What is asked:
Exactly as written, quote every line that follows, skipping the images.

>> START

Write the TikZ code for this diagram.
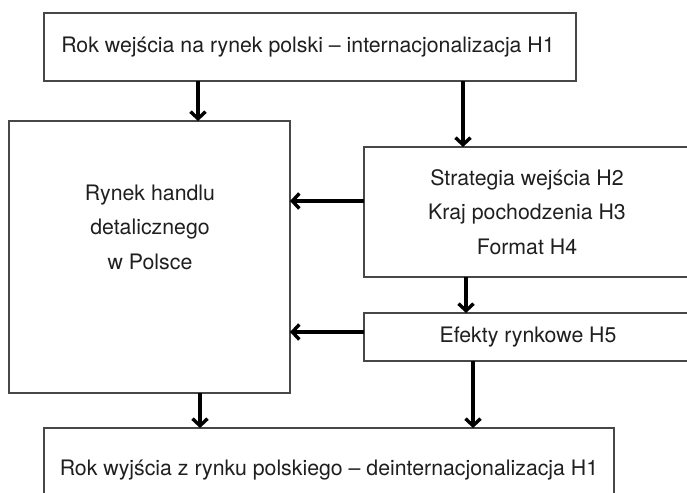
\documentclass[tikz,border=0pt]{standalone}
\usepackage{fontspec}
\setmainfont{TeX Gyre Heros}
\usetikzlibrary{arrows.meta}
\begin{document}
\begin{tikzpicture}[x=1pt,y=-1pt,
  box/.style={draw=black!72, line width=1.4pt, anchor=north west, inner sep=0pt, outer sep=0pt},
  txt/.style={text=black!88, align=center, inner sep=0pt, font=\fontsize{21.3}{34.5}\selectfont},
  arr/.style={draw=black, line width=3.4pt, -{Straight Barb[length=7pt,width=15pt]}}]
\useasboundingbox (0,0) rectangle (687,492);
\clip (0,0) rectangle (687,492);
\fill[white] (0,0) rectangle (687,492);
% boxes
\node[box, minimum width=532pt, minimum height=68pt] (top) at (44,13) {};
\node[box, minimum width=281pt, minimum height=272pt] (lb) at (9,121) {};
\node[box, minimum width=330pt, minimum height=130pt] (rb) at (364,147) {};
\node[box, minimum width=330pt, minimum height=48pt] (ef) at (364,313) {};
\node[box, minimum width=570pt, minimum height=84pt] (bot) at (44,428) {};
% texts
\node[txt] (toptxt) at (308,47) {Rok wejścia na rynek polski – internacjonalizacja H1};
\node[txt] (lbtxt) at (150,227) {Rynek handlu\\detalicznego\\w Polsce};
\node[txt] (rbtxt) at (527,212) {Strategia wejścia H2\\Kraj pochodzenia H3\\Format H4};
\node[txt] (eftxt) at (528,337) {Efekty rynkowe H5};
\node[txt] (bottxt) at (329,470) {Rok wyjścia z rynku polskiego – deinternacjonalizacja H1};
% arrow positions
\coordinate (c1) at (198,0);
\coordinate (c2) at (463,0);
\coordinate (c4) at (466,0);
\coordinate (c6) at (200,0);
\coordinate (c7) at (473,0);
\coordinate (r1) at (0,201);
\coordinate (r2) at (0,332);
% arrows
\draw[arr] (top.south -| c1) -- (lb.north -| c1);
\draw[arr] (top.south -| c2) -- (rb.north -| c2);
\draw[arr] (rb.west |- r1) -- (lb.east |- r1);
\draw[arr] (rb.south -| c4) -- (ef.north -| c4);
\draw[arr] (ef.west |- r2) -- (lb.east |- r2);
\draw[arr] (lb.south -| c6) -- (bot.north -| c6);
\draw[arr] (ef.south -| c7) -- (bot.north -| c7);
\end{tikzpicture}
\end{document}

>> END

Task answer:
Write the TikZ code for this diagram.
\documentclass[tikz,border=0pt]{standalone}
\usepackage{fontspec}
\setmainfont{TeX Gyre Heros}
\usetikzlibrary{arrows.meta}
\begin{document}
\begin{tikzpicture}[x=1pt,y=-1pt,
  box/.style={draw=black!72, line width=1.4pt, anchor=north west, inner sep=0pt, outer sep=0pt},
  txt/.style={text=black!88, align=center, inner sep=0pt, font=\fontsize{21.3}{34.5}\selectfont},
  arr/.style={draw=black, line width=3.4pt, -{Straight Barb[length=7pt,width=15pt]}}]
\useasboundingbox (0,0) rectangle (687,492);
\clip (0,0) rectangle (687,492);
\fill[white] (0,0) rectangle (687,492);
% boxes
\node[box, minimum width=532pt, minimum height=68pt] (top) at (44,13) {};
\node[box, minimum width=281pt, minimum height=272pt] (lb) at (9,121) {};
\node[box, minimum width=330pt, minimum height=130pt] (rb) at (364,147) {};
\node[box, minimum width=330pt, minimum height=48pt] (ef) at (364,313) {};
\node[box, minimum width=570pt, minimum height=84pt] (bot) at (44,428) {};
% texts
\node[txt] (toptxt) at (308,47) {Rok wejścia na rynek polski – internacjonalizacja H1};
\node[txt] (lbtxt) at (150,227) {Rynek handlu\\detalicznego\\w Polsce};
\node[txt] (rbtxt) at (527,212) {Strategia wejścia H2\\Kraj pochodzenia H3\\Format H4};
\node[txt] (eftxt) at (528,337) {Efekty rynkowe H5};
\node[txt] (bottxt) at (329,470) {Rok wyjścia z rynku polskiego – deinternacjonalizacja H1};
% arrow positions
\coordinate (c1) at (198,0);
\coordinate (c2) at (463,0);
\coordinate (c4) at (466,0);
\coordinate (c6) at (200,0);
\coordinate (c7) at (473,0);
\coordinate (r1) at (0,201);
\coordinate (r2) at (0,332);
% arrows
\draw[arr] (top.south -| c1) -- (lb.north -| c1);
\draw[arr] (top.south -| c2) -- (rb.north -| c2);
\draw[arr] (rb.west |- r1) -- (lb.east |- r1);
\draw[arr] (rb.south -| c4) -- (ef.north -| c4);
\draw[arr] (ef.west |- r2) -- (lb.east |- r2);
\draw[arr] (lb.south -| c6) -- (bot.north -| c6);
\draw[arr] (ef.south -| c7) -- (bot.north -| c7);
\end{tikzpicture}
\end{document}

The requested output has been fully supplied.